=== RECORDED DATA ===

□ □ □ □

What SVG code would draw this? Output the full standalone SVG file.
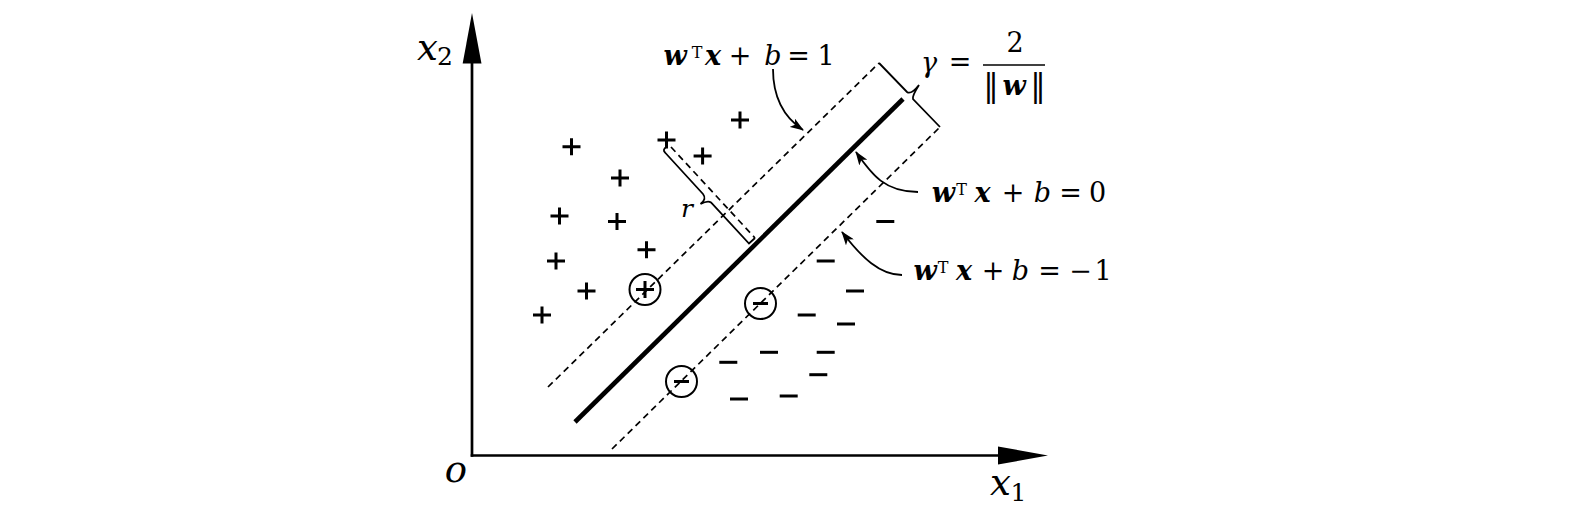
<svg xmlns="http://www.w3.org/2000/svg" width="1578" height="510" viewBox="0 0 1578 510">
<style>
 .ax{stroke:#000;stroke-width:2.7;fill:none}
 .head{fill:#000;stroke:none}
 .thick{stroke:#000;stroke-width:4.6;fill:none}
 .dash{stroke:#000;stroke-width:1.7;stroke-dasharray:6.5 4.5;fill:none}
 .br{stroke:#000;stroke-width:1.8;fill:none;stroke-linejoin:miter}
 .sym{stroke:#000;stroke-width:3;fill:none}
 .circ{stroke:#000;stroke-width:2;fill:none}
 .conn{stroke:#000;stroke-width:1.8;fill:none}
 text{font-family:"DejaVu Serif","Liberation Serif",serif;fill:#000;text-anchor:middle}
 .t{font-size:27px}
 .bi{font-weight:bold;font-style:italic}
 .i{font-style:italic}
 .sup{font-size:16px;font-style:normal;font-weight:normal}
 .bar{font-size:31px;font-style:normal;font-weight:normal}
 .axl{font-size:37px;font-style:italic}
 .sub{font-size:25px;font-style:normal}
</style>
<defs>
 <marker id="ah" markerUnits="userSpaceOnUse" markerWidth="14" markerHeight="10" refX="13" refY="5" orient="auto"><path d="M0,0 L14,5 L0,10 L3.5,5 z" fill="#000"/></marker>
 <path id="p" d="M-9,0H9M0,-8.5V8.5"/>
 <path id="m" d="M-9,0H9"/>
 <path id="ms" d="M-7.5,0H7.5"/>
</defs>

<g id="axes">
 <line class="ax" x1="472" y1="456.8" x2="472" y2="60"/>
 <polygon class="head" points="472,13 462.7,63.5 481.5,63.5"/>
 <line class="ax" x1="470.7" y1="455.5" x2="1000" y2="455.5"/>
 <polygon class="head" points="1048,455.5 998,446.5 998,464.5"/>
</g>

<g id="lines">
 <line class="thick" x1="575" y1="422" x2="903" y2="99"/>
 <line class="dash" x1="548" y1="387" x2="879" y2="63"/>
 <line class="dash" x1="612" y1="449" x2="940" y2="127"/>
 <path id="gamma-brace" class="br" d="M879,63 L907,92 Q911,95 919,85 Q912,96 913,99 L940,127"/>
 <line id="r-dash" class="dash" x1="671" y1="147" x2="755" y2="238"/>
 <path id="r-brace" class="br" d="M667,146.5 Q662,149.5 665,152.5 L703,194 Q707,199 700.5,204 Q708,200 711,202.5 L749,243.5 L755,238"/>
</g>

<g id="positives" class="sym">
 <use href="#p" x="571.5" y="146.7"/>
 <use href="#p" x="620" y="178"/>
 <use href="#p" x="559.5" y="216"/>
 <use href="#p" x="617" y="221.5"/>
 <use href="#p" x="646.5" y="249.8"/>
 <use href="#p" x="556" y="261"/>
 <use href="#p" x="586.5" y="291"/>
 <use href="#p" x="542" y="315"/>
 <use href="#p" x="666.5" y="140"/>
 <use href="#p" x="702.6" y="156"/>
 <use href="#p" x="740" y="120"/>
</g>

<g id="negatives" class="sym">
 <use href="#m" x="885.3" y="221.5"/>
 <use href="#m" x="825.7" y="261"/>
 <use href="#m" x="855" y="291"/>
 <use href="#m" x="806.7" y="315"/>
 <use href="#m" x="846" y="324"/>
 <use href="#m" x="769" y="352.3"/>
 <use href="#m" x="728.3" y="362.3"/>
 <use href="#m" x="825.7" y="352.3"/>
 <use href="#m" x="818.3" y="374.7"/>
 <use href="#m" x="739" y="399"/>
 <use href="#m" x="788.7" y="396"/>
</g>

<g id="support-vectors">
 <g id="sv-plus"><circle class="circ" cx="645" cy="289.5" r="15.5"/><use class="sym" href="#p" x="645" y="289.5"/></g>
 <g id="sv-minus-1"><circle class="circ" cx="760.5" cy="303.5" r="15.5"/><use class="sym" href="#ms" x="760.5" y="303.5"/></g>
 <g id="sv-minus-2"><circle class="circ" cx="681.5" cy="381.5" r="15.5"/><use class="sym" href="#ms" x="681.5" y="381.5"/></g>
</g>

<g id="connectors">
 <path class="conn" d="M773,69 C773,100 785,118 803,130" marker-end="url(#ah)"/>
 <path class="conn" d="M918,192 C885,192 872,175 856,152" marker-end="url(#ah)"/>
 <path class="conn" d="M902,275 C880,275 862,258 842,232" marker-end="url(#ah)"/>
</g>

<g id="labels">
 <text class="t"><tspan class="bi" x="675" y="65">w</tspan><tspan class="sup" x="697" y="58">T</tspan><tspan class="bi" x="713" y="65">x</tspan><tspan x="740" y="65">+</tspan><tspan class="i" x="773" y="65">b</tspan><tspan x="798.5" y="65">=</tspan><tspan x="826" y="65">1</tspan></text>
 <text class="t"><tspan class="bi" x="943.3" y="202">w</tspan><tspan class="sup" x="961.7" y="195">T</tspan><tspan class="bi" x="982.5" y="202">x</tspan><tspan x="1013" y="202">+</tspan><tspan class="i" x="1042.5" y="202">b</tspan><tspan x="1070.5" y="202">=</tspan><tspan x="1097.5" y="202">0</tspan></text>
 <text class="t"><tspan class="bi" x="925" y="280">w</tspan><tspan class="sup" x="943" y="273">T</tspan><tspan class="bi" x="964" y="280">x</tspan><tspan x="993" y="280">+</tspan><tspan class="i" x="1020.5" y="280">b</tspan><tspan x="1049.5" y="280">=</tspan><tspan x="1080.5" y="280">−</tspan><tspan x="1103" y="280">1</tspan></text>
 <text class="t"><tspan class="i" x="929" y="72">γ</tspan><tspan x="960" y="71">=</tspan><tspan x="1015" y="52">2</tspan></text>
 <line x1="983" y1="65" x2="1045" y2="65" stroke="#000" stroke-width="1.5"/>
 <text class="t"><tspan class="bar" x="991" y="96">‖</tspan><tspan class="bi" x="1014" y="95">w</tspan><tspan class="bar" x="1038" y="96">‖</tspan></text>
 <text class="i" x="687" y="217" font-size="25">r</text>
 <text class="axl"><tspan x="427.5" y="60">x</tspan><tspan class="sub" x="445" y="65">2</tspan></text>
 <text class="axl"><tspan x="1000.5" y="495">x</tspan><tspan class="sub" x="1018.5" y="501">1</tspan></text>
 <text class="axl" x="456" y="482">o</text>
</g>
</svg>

□ □ □ □

=== WHAT IS EXPECTED ===
Every line of the data should be copied as it stands, without the images.

=== WORKED ANSWER ===
What SVG code would draw this? Output the full standalone SVG file.
<svg xmlns="http://www.w3.org/2000/svg" width="1578" height="510" viewBox="0 0 1578 510">
<style>
 .ax{stroke:#000;stroke-width:2.7;fill:none}
 .head{fill:#000;stroke:none}
 .thick{stroke:#000;stroke-width:4.6;fill:none}
 .dash{stroke:#000;stroke-width:1.7;stroke-dasharray:6.5 4.5;fill:none}
 .br{stroke:#000;stroke-width:1.8;fill:none;stroke-linejoin:miter}
 .sym{stroke:#000;stroke-width:3;fill:none}
 .circ{stroke:#000;stroke-width:2;fill:none}
 .conn{stroke:#000;stroke-width:1.8;fill:none}
 text{font-family:"DejaVu Serif","Liberation Serif",serif;fill:#000;text-anchor:middle}
 .t{font-size:27px}
 .bi{font-weight:bold;font-style:italic}
 .i{font-style:italic}
 .sup{font-size:16px;font-style:normal;font-weight:normal}
 .bar{font-size:31px;font-style:normal;font-weight:normal}
 .axl{font-size:37px;font-style:italic}
 .sub{font-size:25px;font-style:normal}
</style>
<defs>
 <marker id="ah" markerUnits="userSpaceOnUse" markerWidth="14" markerHeight="10" refX="13" refY="5" orient="auto"><path d="M0,0 L14,5 L0,10 L3.5,5 z" fill="#000"/></marker>
 <path id="p" d="M-9,0H9M0,-8.5V8.5"/>
 <path id="m" d="M-9,0H9"/>
 <path id="ms" d="M-7.5,0H7.5"/>
</defs>

<g id="axes">
 <line class="ax" x1="472" y1="456.8" x2="472" y2="60"/>
 <polygon class="head" points="472,13 462.7,63.5 481.5,63.5"/>
 <line class="ax" x1="470.7" y1="455.5" x2="1000" y2="455.5"/>
 <polygon class="head" points="1048,455.5 998,446.5 998,464.5"/>
</g>

<g id="lines">
 <line class="thick" x1="575" y1="422" x2="903" y2="99"/>
 <line class="dash" x1="548" y1="387" x2="879" y2="63"/>
 <line class="dash" x1="612" y1="449" x2="940" y2="127"/>
 <path id="gamma-brace" class="br" d="M879,63 L907,92 Q911,95 919,85 Q912,96 913,99 L940,127"/>
 <line id="r-dash" class="dash" x1="671" y1="147" x2="755" y2="238"/>
 <path id="r-brace" class="br" d="M667,146.5 Q662,149.5 665,152.5 L703,194 Q707,199 700.5,204 Q708,200 711,202.5 L749,243.5 L755,238"/>
</g>

<g id="positives" class="sym">
 <use href="#p" x="571.5" y="146.7"/>
 <use href="#p" x="620" y="178"/>
 <use href="#p" x="559.5" y="216"/>
 <use href="#p" x="617" y="221.5"/>
 <use href="#p" x="646.5" y="249.8"/>
 <use href="#p" x="556" y="261"/>
 <use href="#p" x="586.5" y="291"/>
 <use href="#p" x="542" y="315"/>
 <use href="#p" x="666.5" y="140"/>
 <use href="#p" x="702.6" y="156"/>
 <use href="#p" x="740" y="120"/>
</g>

<g id="negatives" class="sym">
 <use href="#m" x="885.3" y="221.5"/>
 <use href="#m" x="825.7" y="261"/>
 <use href="#m" x="855" y="291"/>
 <use href="#m" x="806.7" y="315"/>
 <use href="#m" x="846" y="324"/>
 <use href="#m" x="769" y="352.3"/>
 <use href="#m" x="728.3" y="362.3"/>
 <use href="#m" x="825.7" y="352.3"/>
 <use href="#m" x="818.3" y="374.7"/>
 <use href="#m" x="739" y="399"/>
 <use href="#m" x="788.7" y="396"/>
</g>

<g id="support-vectors">
 <g id="sv-plus"><circle class="circ" cx="645" cy="289.5" r="15.5"/><use class="sym" href="#p" x="645" y="289.5"/></g>
 <g id="sv-minus-1"><circle class="circ" cx="760.5" cy="303.5" r="15.5"/><use class="sym" href="#ms" x="760.5" y="303.5"/></g>
 <g id="sv-minus-2"><circle class="circ" cx="681.5" cy="381.5" r="15.5"/><use class="sym" href="#ms" x="681.5" y="381.5"/></g>
</g>

<g id="connectors">
 <path class="conn" d="M773,69 C773,100 785,118 803,130" marker-end="url(#ah)"/>
 <path class="conn" d="M918,192 C885,192 872,175 856,152" marker-end="url(#ah)"/>
 <path class="conn" d="M902,275 C880,275 862,258 842,232" marker-end="url(#ah)"/>
</g>

<g id="labels">
 <text class="t"><tspan class="bi" x="675" y="65">w</tspan><tspan class="sup" x="697" y="58">T</tspan><tspan class="bi" x="713" y="65">x</tspan><tspan x="740" y="65">+</tspan><tspan class="i" x="773" y="65">b</tspan><tspan x="798.5" y="65">=</tspan><tspan x="826" y="65">1</tspan></text>
 <text class="t"><tspan class="bi" x="943.3" y="202">w</tspan><tspan class="sup" x="961.7" y="195">T</tspan><tspan class="bi" x="982.5" y="202">x</tspan><tspan x="1013" y="202">+</tspan><tspan class="i" x="1042.5" y="202">b</tspan><tspan x="1070.5" y="202">=</tspan><tspan x="1097.5" y="202">0</tspan></text>
 <text class="t"><tspan class="bi" x="925" y="280">w</tspan><tspan class="sup" x="943" y="273">T</tspan><tspan class="bi" x="964" y="280">x</tspan><tspan x="993" y="280">+</tspan><tspan class="i" x="1020.5" y="280">b</tspan><tspan x="1049.5" y="280">=</tspan><tspan x="1080.5" y="280">−</tspan><tspan x="1103" y="280">1</tspan></text>
 <text class="t"><tspan class="i" x="929" y="72">γ</tspan><tspan x="960" y="71">=</tspan><tspan x="1015" y="52">2</tspan></text>
 <line x1="983" y1="65" x2="1045" y2="65" stroke="#000" stroke-width="1.5"/>
 <text class="t"><tspan class="bar" x="991" y="96">‖</tspan><tspan class="bi" x="1014" y="95">w</tspan><tspan class="bar" x="1038" y="96">‖</tspan></text>
 <text class="i" x="687" y="217" font-size="25">r</text>
 <text class="axl"><tspan x="427.5" y="60">x</tspan><tspan class="sub" x="445" y="65">2</tspan></text>
 <text class="axl"><tspan x="1000.5" y="495">x</tspan><tspan class="sub" x="1018.5" y="501">1</tspan></text>
 <text class="axl" x="456" y="482">o</text>
</g>
</svg>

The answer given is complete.